## Exercise requirements
Skip the pictures and repeat each line of the data exactly.
==============================
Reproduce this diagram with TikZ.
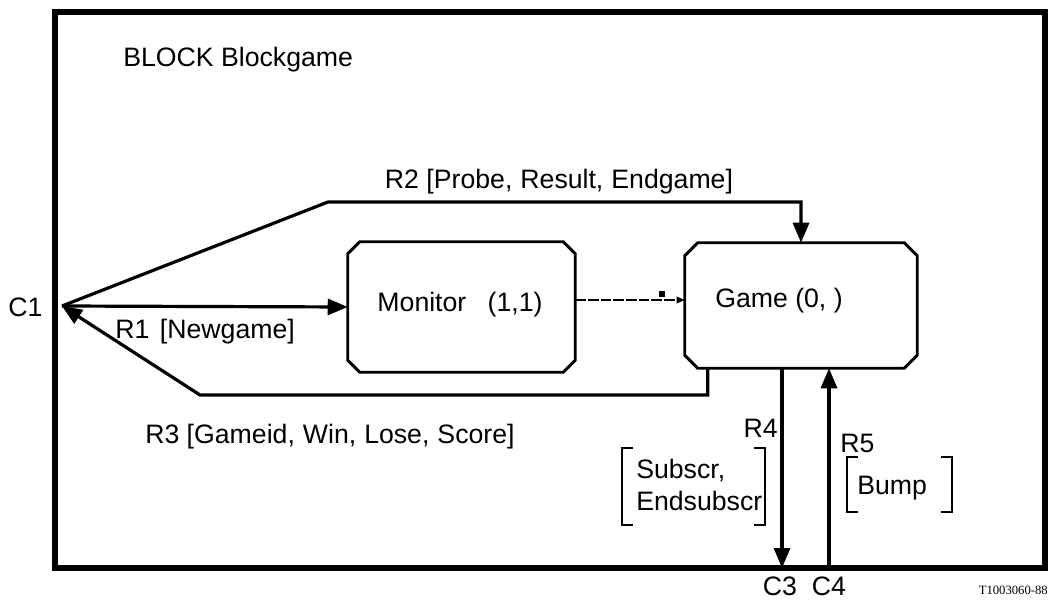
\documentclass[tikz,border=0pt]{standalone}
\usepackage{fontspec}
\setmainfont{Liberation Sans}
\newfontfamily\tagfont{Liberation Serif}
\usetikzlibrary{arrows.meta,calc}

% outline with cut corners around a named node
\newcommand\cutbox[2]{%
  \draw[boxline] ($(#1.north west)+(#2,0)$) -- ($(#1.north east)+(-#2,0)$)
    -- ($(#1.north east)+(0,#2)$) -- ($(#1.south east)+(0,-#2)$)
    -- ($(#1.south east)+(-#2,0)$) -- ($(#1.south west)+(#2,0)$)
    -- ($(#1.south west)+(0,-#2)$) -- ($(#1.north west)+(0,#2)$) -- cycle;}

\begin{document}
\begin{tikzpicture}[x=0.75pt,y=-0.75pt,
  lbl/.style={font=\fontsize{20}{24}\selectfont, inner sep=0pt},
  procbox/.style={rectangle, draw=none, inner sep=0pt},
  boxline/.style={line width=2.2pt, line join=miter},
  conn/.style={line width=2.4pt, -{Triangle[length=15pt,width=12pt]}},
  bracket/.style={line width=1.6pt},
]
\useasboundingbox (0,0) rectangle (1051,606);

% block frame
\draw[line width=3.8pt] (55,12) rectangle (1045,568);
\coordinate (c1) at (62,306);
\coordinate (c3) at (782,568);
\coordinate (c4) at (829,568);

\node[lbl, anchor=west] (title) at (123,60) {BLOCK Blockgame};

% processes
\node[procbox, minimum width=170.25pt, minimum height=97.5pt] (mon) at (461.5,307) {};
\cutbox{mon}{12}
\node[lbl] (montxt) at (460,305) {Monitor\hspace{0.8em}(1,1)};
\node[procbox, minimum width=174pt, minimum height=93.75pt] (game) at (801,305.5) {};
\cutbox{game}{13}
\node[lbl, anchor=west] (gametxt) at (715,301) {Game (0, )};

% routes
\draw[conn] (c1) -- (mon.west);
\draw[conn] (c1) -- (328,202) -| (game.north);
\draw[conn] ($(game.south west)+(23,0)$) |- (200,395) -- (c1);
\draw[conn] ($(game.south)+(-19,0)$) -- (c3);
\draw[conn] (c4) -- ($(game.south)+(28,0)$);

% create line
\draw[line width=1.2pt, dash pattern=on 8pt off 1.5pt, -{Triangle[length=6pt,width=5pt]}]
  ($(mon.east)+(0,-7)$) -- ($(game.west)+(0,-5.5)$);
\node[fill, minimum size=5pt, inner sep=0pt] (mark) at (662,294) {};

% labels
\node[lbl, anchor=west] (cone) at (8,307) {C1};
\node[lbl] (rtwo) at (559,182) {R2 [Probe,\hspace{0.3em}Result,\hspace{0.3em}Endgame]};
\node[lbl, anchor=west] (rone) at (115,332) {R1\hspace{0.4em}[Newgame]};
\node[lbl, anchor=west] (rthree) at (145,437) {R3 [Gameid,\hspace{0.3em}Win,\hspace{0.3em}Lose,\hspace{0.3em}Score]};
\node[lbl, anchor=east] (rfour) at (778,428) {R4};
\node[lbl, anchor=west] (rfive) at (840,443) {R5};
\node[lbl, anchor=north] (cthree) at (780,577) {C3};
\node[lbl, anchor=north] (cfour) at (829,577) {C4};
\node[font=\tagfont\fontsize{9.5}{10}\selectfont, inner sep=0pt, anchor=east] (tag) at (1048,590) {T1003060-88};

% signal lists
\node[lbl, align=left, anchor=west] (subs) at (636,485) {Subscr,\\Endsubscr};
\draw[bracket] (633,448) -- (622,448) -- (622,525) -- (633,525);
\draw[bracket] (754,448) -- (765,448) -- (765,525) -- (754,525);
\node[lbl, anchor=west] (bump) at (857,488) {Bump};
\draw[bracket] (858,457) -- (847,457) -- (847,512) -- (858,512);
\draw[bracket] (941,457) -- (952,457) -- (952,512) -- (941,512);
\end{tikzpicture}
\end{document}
==============================
## Solution
Reproduce this diagram with TikZ.
\documentclass[tikz,border=0pt]{standalone}
\usepackage{fontspec}
\setmainfont{Liberation Sans}
\newfontfamily\tagfont{Liberation Serif}
\usetikzlibrary{arrows.meta,calc}

% outline with cut corners around a named node
\newcommand\cutbox[2]{%
  \draw[boxline] ($(#1.north west)+(#2,0)$) -- ($(#1.north east)+(-#2,0)$)
    -- ($(#1.north east)+(0,#2)$) -- ($(#1.south east)+(0,-#2)$)
    -- ($(#1.south east)+(-#2,0)$) -- ($(#1.south west)+(#2,0)$)
    -- ($(#1.south west)+(0,-#2)$) -- ($(#1.north west)+(0,#2)$) -- cycle;}

\begin{document}
\begin{tikzpicture}[x=0.75pt,y=-0.75pt,
  lbl/.style={font=\fontsize{20}{24}\selectfont, inner sep=0pt},
  procbox/.style={rectangle, draw=none, inner sep=0pt},
  boxline/.style={line width=2.2pt, line join=miter},
  conn/.style={line width=2.4pt, -{Triangle[length=15pt,width=12pt]}},
  bracket/.style={line width=1.6pt},
]
\useasboundingbox (0,0) rectangle (1051,606);

% block frame
\draw[line width=3.8pt] (55,12) rectangle (1045,568);
\coordinate (c1) at (62,306);
\coordinate (c3) at (782,568);
\coordinate (c4) at (829,568);

\node[lbl, anchor=west] (title) at (123,60) {BLOCK Blockgame};

% processes
\node[procbox, minimum width=170.25pt, minimum height=97.5pt] (mon) at (461.5,307) {};
\cutbox{mon}{12}
\node[lbl] (montxt) at (460,305) {Monitor\hspace{0.8em}(1,1)};
\node[procbox, minimum width=174pt, minimum height=93.75pt] (game) at (801,305.5) {};
\cutbox{game}{13}
\node[lbl, anchor=west] (gametxt) at (715,301) {Game (0, )};

% routes
\draw[conn] (c1) -- (mon.west);
\draw[conn] (c1) -- (328,202) -| (game.north);
\draw[conn] ($(game.south west)+(23,0)$) |- (200,395) -- (c1);
\draw[conn] ($(game.south)+(-19,0)$) -- (c3);
\draw[conn] (c4) -- ($(game.south)+(28,0)$);

% create line
\draw[line width=1.2pt, dash pattern=on 8pt off 1.5pt, -{Triangle[length=6pt,width=5pt]}]
  ($(mon.east)+(0,-7)$) -- ($(game.west)+(0,-5.5)$);
\node[fill, minimum size=5pt, inner sep=0pt] (mark) at (662,294) {};

% labels
\node[lbl, anchor=west] (cone) at (8,307) {C1};
\node[lbl] (rtwo) at (559,182) {R2 [Probe,\hspace{0.3em}Result,\hspace{0.3em}Endgame]};
\node[lbl, anchor=west] (rone) at (115,332) {R1\hspace{0.4em}[Newgame]};
\node[lbl, anchor=west] (rthree) at (145,437) {R3 [Gameid,\hspace{0.3em}Win,\hspace{0.3em}Lose,\hspace{0.3em}Score]};
\node[lbl, anchor=east] (rfour) at (778,428) {R4};
\node[lbl, anchor=west] (rfive) at (840,443) {R5};
\node[lbl, anchor=north] (cthree) at (780,577) {C3};
\node[lbl, anchor=north] (cfour) at (829,577) {C4};
\node[font=\tagfont\fontsize{9.5}{10}\selectfont, inner sep=0pt, anchor=east] (tag) at (1048,590) {T1003060-88};

% signal lists
\node[lbl, align=left, anchor=west] (subs) at (636,485) {Subscr,\\Endsubscr};
\draw[bracket] (633,448) -- (622,448) -- (622,525) -- (633,525);
\draw[bracket] (754,448) -- (765,448) -- (765,525) -- (754,525);
\node[lbl, anchor=west] (bump) at (857,488) {Bump};
\draw[bracket] (858,457) -- (847,457) -- (847,512) -- (858,512);
\draw[bracket] (941,457) -- (952,457) -- (952,512) -- (941,512);
\end{tikzpicture}
\end{document}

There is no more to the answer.